It happens every year. And I complain about it every year and every year, it does me no good to whine. This is the time of the year when the flies make their presence known in all of the most unpleasant ways.
During the height of the summer, they are less noisome. They fly fast–so fast that I could not hit them if I wanted to. However, they also don’t annoy when they are flying fast and ignoring my presence. It’s the fall, when they suddenly slow down and begin to make a murderer out of me.
I can hit flies at the speed they are flying now. They fly along at old lady pace and land in places where I can finish them off with one good crack of the flyswatter. The real problem is that they are suddenly so many in numbers that I wonder if they have organized a family reunion in which they have invited every one of their many thousands of relatives, all of whom are gathering in the Fauth household.

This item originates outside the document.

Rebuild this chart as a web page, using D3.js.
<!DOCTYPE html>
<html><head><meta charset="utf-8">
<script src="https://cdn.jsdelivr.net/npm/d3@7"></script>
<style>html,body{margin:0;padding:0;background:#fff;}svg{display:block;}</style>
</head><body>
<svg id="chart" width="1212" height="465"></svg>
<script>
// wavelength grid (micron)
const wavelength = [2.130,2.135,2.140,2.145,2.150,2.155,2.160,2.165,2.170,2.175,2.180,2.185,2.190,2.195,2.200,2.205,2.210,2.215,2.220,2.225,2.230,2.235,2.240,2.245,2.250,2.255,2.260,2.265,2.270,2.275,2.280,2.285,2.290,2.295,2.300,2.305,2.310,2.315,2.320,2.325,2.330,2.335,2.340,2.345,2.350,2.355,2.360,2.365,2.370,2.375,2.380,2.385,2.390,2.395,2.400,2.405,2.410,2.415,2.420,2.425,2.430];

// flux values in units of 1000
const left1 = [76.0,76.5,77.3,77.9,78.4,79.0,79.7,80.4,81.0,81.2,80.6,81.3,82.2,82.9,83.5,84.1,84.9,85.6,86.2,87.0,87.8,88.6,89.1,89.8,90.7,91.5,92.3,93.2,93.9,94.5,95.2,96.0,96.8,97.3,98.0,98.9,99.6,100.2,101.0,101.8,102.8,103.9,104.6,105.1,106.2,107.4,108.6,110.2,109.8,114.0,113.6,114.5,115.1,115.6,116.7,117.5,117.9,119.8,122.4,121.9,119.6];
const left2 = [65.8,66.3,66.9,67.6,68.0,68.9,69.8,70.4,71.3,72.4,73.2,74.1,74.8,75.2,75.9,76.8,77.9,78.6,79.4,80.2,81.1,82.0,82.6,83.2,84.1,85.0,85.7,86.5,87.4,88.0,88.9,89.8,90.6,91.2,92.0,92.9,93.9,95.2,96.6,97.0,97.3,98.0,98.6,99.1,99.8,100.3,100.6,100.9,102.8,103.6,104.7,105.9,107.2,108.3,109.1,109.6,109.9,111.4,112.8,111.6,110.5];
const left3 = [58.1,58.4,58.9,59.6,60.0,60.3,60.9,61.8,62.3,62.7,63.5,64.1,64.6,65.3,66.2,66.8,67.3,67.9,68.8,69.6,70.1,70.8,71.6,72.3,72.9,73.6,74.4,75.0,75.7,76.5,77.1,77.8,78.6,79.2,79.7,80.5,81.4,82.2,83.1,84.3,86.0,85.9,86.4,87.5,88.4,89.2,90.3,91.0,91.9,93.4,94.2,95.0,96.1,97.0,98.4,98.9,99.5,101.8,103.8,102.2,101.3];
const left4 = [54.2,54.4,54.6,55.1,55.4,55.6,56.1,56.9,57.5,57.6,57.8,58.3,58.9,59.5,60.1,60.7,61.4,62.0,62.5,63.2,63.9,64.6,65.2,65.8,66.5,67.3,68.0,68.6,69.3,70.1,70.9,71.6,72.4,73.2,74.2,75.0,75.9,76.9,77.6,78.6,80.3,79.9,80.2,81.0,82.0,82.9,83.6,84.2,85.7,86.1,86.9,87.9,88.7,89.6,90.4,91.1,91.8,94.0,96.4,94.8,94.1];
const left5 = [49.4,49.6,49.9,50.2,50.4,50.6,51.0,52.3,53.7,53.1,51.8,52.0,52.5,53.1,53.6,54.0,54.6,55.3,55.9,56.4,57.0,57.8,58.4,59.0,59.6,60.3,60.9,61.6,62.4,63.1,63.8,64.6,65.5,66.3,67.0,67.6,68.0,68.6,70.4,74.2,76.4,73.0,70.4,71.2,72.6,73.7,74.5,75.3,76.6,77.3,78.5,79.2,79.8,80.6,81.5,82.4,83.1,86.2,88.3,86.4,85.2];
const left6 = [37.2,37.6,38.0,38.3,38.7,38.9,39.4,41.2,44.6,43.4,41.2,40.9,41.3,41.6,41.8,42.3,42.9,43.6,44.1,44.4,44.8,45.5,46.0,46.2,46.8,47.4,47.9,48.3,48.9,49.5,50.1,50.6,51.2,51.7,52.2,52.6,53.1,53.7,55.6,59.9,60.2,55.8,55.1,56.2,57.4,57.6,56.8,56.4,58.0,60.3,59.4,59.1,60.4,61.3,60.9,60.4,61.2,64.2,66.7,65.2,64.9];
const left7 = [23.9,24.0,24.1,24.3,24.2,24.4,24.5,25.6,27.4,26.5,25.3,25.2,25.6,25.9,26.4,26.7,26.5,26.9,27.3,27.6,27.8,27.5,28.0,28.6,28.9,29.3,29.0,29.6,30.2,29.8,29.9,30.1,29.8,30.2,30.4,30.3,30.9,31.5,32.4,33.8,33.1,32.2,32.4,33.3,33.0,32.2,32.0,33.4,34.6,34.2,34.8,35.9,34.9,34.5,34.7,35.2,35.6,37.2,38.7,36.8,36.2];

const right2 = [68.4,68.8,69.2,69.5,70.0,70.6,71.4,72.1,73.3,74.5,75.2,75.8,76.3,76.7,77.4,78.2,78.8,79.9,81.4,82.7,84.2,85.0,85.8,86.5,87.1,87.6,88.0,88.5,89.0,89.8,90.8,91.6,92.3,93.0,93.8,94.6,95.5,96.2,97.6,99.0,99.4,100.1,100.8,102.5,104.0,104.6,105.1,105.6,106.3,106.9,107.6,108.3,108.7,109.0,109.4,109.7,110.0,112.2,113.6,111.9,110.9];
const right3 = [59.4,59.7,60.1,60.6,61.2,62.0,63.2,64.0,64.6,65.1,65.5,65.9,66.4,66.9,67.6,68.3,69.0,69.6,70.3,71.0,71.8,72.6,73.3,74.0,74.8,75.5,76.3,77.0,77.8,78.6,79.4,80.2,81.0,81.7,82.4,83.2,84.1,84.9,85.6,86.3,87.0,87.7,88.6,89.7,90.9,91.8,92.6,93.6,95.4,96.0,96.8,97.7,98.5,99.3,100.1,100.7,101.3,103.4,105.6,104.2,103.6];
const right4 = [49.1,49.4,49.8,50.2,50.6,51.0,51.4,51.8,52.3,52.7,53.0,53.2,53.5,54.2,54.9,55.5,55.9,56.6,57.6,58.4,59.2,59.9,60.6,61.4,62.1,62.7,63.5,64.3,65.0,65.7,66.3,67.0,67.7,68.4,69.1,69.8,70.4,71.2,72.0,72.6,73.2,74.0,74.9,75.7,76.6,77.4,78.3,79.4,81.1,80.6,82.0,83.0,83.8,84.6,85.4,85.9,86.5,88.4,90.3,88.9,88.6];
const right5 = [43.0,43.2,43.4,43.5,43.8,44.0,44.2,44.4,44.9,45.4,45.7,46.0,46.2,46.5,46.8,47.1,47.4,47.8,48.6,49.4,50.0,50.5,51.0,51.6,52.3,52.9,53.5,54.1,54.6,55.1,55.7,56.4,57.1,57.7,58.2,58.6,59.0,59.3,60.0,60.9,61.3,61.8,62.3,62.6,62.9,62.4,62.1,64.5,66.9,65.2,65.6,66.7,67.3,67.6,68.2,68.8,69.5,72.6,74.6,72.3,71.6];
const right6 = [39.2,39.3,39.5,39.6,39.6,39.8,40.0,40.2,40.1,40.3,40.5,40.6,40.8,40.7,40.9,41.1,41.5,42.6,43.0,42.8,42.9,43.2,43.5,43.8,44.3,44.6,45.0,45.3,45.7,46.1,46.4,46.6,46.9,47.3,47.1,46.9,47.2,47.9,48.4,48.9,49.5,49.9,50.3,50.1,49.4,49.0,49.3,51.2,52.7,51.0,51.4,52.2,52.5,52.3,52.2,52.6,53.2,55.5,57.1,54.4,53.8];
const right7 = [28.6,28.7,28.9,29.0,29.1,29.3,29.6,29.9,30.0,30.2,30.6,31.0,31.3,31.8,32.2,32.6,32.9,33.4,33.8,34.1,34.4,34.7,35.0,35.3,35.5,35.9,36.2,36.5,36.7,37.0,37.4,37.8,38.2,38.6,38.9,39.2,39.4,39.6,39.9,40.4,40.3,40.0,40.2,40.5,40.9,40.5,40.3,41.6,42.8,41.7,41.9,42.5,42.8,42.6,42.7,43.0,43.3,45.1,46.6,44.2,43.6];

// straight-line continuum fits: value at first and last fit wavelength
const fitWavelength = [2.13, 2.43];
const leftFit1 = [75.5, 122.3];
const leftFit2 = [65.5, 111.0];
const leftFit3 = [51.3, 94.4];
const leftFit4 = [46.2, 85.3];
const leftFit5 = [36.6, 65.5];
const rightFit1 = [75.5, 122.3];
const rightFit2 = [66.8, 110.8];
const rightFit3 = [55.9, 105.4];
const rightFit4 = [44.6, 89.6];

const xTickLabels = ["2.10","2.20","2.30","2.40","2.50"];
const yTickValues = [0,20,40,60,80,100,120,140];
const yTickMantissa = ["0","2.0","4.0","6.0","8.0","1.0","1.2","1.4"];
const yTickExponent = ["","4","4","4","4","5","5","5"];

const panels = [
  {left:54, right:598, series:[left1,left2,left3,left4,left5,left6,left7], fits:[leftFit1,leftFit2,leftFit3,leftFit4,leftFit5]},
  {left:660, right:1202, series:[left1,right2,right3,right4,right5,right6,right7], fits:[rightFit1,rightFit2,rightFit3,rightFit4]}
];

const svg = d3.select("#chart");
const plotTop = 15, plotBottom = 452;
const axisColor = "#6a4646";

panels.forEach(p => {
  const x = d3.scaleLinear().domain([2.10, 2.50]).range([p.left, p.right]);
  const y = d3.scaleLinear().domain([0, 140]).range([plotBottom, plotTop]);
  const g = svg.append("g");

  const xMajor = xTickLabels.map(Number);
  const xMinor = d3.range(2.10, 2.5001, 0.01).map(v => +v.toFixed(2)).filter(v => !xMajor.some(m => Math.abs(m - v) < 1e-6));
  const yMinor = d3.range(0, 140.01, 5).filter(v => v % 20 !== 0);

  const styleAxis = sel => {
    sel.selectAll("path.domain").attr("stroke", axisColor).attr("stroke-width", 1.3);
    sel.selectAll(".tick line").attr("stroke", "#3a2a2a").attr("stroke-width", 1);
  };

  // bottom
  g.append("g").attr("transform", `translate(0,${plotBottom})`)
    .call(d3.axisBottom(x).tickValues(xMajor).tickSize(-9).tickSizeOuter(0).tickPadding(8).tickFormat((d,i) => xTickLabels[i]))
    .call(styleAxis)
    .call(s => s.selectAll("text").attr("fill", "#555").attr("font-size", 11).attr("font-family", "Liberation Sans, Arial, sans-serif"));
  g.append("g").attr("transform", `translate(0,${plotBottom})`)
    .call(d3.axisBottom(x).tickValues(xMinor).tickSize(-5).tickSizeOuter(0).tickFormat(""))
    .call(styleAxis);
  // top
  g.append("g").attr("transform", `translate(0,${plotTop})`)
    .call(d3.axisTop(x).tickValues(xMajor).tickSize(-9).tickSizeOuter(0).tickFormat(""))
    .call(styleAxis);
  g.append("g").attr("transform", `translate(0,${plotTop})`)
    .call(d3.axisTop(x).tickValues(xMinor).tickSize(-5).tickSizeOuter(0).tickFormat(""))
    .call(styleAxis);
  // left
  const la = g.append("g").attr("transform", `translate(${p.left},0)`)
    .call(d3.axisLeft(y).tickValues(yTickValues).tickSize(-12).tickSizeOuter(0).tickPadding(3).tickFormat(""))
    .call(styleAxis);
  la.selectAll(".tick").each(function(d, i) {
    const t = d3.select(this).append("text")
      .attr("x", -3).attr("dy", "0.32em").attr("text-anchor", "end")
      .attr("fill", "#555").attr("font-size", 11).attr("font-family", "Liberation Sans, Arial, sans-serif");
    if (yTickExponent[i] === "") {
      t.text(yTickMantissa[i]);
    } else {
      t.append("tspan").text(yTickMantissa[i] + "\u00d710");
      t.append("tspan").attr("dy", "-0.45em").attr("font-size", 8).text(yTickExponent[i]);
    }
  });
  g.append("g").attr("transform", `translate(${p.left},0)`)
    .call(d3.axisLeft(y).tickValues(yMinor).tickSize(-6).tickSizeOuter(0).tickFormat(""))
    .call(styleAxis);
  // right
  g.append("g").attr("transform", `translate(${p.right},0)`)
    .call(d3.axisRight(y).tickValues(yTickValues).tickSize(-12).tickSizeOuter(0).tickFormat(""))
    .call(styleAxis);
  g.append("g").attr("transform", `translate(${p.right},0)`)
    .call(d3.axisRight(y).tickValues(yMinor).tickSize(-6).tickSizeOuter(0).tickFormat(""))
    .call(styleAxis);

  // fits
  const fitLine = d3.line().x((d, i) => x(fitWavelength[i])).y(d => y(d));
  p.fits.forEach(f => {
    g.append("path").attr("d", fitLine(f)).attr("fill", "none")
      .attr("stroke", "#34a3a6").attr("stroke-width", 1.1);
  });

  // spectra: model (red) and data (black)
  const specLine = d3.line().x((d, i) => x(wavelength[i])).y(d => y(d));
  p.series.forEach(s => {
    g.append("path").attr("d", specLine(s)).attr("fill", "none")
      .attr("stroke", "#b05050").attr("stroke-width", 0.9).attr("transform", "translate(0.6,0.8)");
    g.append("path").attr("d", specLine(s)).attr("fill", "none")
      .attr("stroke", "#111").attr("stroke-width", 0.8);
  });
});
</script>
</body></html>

While I can hit them at this stage, there are so many that after a few rounds with the flyswatter, my kitchen floor looks like a fly killing field. Not to mention the mess to be cleaned off every surface in the house. It is a sad little fly blood bath and never makes me feel good. At least one of them got his revenge, however. I was drinking a nice cup of coffee with a plastic cover which contained only a small hole to drink from. I drank from it all morning, enjoying my daily coffee fix until I poured out the dregs and discovered a drowned fly carcass was in that liquid. I don’t know when or how it crawled in there, but I’m pretty sure I had enjoyed a lot of fly-flavored coffee that morning; a just revenge for all the flies I killed, I suppose, but definitely not the way I want to get my protein!
If it was just the common housefly that had invaded, that would be bad enough, but because of my inattention to a banana slow death on my counter, I have now had an invasion of fruit flies. These little devils make the common housefly a pleasure to deal with. They multiply faster than rabbits in season and they are MUCH faster and more elusive than a housefly.

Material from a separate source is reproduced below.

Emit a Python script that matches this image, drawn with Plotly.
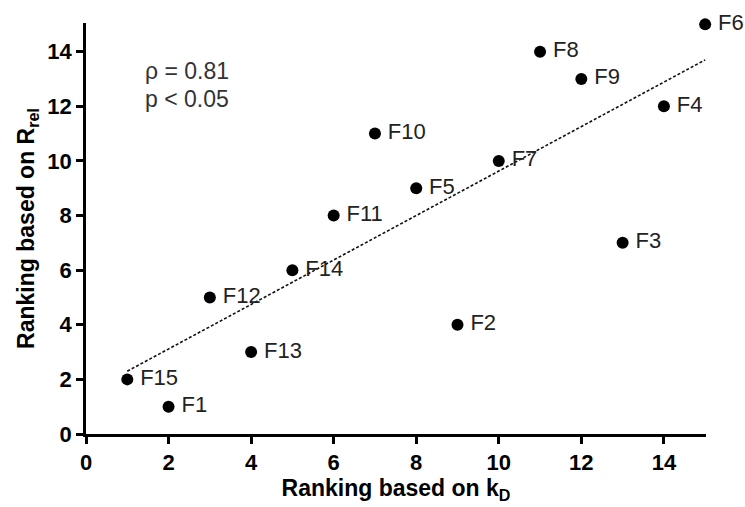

I was up to the challenge, however. After an afternoon of killing houseflies, my blood was up and when I went to the kitchen sink to wash my hands, a cloud of fruit flies rose from the accommodating pipes of my sink. It was the last straw.

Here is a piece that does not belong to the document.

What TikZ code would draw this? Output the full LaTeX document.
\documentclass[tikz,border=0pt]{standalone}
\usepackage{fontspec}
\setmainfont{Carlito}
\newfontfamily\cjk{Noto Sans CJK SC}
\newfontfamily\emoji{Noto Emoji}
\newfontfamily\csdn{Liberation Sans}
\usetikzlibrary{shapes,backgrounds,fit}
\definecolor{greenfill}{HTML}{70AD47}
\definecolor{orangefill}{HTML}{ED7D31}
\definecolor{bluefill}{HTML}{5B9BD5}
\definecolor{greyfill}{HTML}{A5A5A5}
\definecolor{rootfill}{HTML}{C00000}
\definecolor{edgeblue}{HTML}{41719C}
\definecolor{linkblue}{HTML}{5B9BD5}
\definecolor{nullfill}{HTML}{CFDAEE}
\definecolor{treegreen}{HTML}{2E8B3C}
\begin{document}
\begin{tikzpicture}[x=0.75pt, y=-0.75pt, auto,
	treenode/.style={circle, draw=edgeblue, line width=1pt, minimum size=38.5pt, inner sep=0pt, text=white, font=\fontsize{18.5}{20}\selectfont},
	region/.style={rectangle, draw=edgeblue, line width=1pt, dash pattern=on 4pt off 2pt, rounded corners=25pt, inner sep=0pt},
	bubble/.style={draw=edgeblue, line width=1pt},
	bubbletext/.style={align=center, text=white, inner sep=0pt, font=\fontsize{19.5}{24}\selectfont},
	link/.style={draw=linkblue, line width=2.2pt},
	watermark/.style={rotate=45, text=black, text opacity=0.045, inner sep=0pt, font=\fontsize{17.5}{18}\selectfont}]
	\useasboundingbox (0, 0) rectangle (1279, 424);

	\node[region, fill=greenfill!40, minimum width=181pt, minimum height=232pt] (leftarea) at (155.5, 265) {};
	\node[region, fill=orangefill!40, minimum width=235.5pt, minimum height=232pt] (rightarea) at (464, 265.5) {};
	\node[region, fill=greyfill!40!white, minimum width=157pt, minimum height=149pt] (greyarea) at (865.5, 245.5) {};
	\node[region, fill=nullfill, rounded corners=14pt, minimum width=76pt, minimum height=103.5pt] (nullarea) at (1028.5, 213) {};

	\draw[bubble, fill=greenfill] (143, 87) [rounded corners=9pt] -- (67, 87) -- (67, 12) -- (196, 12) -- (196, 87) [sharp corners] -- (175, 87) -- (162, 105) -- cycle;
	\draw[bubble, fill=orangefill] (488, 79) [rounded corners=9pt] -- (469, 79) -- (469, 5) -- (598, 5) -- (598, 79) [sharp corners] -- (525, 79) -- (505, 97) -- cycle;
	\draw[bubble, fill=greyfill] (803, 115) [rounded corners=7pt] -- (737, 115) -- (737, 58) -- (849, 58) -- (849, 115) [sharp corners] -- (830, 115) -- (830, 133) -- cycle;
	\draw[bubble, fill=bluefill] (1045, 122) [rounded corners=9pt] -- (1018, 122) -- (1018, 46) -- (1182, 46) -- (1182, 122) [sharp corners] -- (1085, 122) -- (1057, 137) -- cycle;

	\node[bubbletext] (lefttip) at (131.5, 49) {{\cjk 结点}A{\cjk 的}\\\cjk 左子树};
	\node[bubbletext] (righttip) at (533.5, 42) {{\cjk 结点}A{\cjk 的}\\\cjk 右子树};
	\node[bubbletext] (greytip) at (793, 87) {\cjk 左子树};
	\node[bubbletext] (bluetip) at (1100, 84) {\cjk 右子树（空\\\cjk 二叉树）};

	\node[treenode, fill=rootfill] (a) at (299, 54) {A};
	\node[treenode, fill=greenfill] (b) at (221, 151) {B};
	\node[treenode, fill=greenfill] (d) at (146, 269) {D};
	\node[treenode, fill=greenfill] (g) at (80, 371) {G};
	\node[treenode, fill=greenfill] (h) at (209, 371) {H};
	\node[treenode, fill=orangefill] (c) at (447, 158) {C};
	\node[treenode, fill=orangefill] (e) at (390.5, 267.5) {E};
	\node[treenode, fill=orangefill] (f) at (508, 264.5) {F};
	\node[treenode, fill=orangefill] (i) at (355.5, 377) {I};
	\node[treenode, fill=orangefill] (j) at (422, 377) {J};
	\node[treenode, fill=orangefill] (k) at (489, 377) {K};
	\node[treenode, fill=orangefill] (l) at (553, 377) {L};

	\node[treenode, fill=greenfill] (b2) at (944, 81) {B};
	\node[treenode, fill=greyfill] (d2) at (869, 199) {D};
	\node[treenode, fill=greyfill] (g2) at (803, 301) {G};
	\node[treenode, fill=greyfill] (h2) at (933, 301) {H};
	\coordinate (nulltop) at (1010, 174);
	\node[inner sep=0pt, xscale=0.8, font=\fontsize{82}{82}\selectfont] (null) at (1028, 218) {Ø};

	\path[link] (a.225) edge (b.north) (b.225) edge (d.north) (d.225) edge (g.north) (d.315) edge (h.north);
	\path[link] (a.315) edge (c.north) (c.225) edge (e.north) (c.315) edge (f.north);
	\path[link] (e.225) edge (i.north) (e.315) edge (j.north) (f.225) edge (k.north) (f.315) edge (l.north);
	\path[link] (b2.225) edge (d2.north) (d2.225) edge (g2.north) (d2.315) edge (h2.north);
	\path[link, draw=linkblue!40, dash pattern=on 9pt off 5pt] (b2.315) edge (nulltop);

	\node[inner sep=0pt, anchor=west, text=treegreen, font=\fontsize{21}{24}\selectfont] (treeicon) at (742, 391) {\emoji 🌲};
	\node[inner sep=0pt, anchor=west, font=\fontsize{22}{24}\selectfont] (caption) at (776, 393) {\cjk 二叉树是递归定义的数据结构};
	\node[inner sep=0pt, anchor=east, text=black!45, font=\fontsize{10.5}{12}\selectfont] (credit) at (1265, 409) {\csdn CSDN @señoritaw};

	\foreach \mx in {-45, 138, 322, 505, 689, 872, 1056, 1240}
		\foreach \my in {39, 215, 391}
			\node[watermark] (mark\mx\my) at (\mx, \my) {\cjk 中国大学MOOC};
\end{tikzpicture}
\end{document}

Without devising much of a plan, I snatched the Clorox spray from the counter and, screaming a war cry worthy of Braveheart, I began spraying bleach everywhere, on the sink, in the pipes, over the stove, along the counters, on the floor and even into the kitchen curtains. Fruit fly corpses littered the counters and the floor and the colors in my curtains turned white from fear (or bleach, whatever). It had been an ugly battle, but I emerged victorious.
Feeling mighty and terrible, I put away the bleach spray and the flyswatters and settled down in my favorite comfortable chair to relax. Just as I had begun to read my book, something went buzzing past my nose. Impossible! I had killed every fly for ten miles and besides, none of them was flying that fast. I jumped from the chair, and followed the trajectory of the unidentified flying insect. Crawling triumphantly across my living room windows was a boxelder bug! So excuse me, ladies in gentlemen, while I get my spray and my swatter for round three of the Insect Wars!